“The mad crescendo runs
On the woeful waiting ones
The huddled world in waiting
‘Neath the Guns.”
Throughout the First World War, the town of Ypres lay at the hub of a vital transportation network linking the front lines with ports on the English Channel. Hence, the Ypres Salient became a highly contested piece of ground on the Western Front defended tenaciously by Allied forces at a high cost in lives and materiel.
On June 2nd, 1916, the Germans executed a powerful attack against key terrain features in the eastern part of the salient held by the 3rd Canadian Division: Hill 62, Observatory Ridge, Hills 60 and 61 and Mount Sorrel. A bombardment of unprecedented violence ravaged the Canadian trenches destroying entire companies. The German advance tore a 1200 metre gap in the Canadian line and captured all the vital ground from Sanctuary Wood to Mt Sorrel including Observatory Ridge. Since Observatory Ridge overlooked the entire Canadian line from Hooge to Hill 60, it had been the main German objective and so here would take place the fiercest fighting during the Battle of Mount Sorrel.
Senior British commanders determined immediate counterattacks were required to halt the German attack and restore the eastern apex of the Salient. Elements of the veteran 1st Canadian Division, including the 15th Battalion (48th Highlanders of Canada) launched a series of attacks between Sanctuary Wood and Mount Sorrel. As German artillery fire lit up the night sky during the night of 2-3 June, the 15th Battalion hurried forward from reserve positions at Ouderdom and reached an intermediate position near Zillebeke where it prepared for the next day’s attack.
Confusion and traffic congestion behind the lines delayed the counterattack until after sunrise on June 3rd and the 15th Battalion began to suffer heavy casualties on the reverse slope of Observatory Ridge even as it formed up for the attack. It became increasingly clear that any attempt to cross over Observatory Ridge would be disastrous under such heavy German fire. However, Commanders decided to press forward, if only to keep the enemy off balance while additional reinforcements came forward from Ypres.
The 15th Battalion advanced up Observatory Ridge while the 14th Battalion (Royal Montreal Regiment) – on its immediate left flank across Observatory Ridge Road (Zandvoodestraat) – attacked towards Maple Copse.“ Upon the signal being given the officers and men behaved most courageously, immediately getting out, forming line and rushing forward in the face of a perfect Hell of artillery and machine gun fire. It did not seem possible that anything could live through it.” (15th Battalion War Diary).

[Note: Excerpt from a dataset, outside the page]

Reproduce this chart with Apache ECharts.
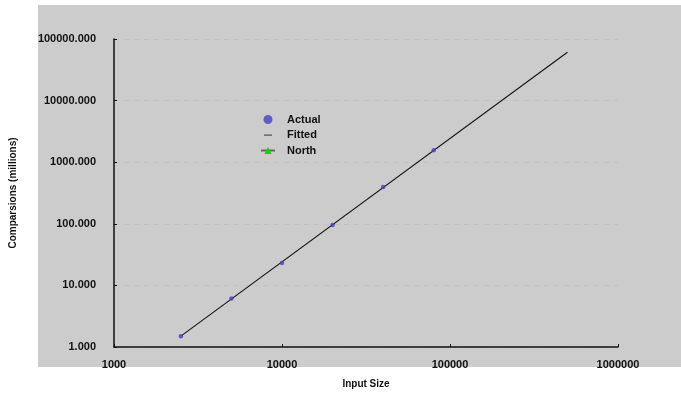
<!DOCTYPE html>
<html><head><meta charset="utf-8">
<script src="https://cdn.jsdelivr.net/npm/echarts@6/dist/echarts.min.js"></script>
<style>html,body{margin:0;padding:0;background:#fff}#c{width:681px;height:394px}</style>
</head><body><div id="c"></div>
<script>
const inputSizes = [2500, 5000, 10000, 20000, 40000, 80000];
const actualValues = [1.5, 6.1, 23.2, 96, 396, 1560];
const fittedX = [2500, 500000];
const fittedY = [1.5, 61000];
const northData = [];
const xTicks = [1000, 10000, 100000, 1000000];
const yTicks = [1, 10, 100, 1000, 10000, 100000];

const chart = echarts.init(document.getElementById('c'), null, {renderer: 'canvas'});
const font = {fontFamily: 'Liberation Sans, Arial, Helvetica, sans-serif', fontWeight: 'bold', fontSize: 11, color: '#111'};
const dashIcon = 'path://M0,0h0.01v0.01h-0.01z M14,9h0.01v0.01h-0.01z M3,4h8v1.2h-8z';
chart.setOption({
  animation: false,
  backgroundColor: '#ffffff',
  graphic: [{type: 'rect', shape: {x: 38, y: 5, width: 643, height: 362}, style: {fill: '#cccccc'}, z: -10, silent: true}],
  grid: {left: 113, right: 63, top: 39, bottom: 47},
  legend: {
    orient: 'vertical', left: 255, top: 109, itemWidth: 14, itemHeight: 9, itemGap: 4.5,
    textStyle: Object.assign({}, font, {fontSize: 11, padding: [0, 0, 0, 7]}),
    data: ['Actual', {name: 'Fitted', icon: dashIcon, itemStyle: {color: '#555'}}, 'North']
  },
  xAxis: {
    type: 'log', logBase: 10, min: 1000, max: 1000000,
    name: 'Input Size', nameLocation: 'middle', nameGap: 32,
    nameTextStyle: Object.assign({}, font, {fontSize: 10}),
    axisLine: {lineStyle: {color: '#111', width: 1.5}},
    axisTick: {inside: true, length: 3, lineStyle: {color: '#111'}},
    axisLabel: Object.assign({}, font, {margin: 12, formatter: v => String(Math.round(v))}),
    splitLine: {show: false}, minorTick: {show: false}
  },
  yAxis: {
    type: 'log', logBase: 10, min: 1, max: 100000,
    name: 'Comparsions (millions)', nameLocation: 'middle', nameGap: 96, nameRotate: 90,
    nameTextStyle: Object.assign({}, font, {fontSize: 10}),
    axisLine: {show: true, lineStyle: {color: '#111', width: 1.5}},
    axisTick: {show: true, inside: true, length: 3, lineStyle: {color: '#111'}},
    axisLabel: Object.assign({}, font, {margin: 18, formatter: v => Number(v).toFixed(3)}),
    splitLine: {show: true, lineStyle: {color: '#c2c2c2', type: [5, 5], width: 1}}
  },
  series: [
    {name: 'Actual', type: 'scatter', symbol: 'circle', symbolSize: 4.5,
     itemStyle: {color: '#4242c4'}, z: 5,
     data: inputSizes.map((x, i) => [x, actualValues[i]])},
    {name: 'Fitted', type: 'line', symbol: 'none', showSymbol: false,
     lineStyle: {color: '#111', width: 1.1}, itemStyle: {color: '#555'},
     data: fittedX.map((x, i) => [x, fittedY[i]])},
    {name: 'North', type: 'line', symbol: 'triangle', symbolSize: 8,
     itemStyle: {color: '#00dd00'}, lineStyle: {color: '#666', width: 1},
     data: northData}
  ]
});
</script></body></html>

The Canadian units were forced back and the 15th Battalion, despite reaching the top of Observatory Ridge, fell back below the crest of the ridge and dug in. The ground was covered with fallen Highlanders as 11 Officers and 279 other ranks were killed, wounded, or missing. However, they had advanced the line 300 metres and sealed the gap in the Canadian line between Maple Copse and Square Wood. Today, the Fallen lie in Klien-Vierstratt British, Lijssenthoek Military, Vlamertinghe Military and Oosttaverne Wood Cemeteries as well as Railway Dugouts Burial Ground and Zillebeke Churchyard. The Missing are memorialized on The Menin Gate in Ypres.
Although these initial counterattacks on June 3rd failed to recover significant ground, they did preoccupy German forces while more comprehensive countermeasures were planned and secured forward assault positions for subsequent attacks. Ten days later – on June 13th – units of the 1st Canadian Division recaptured Mount Sorrel recovering much of the ground lost on June 2nd. Once again, the Canadians had helped to secure the Ypres Salient.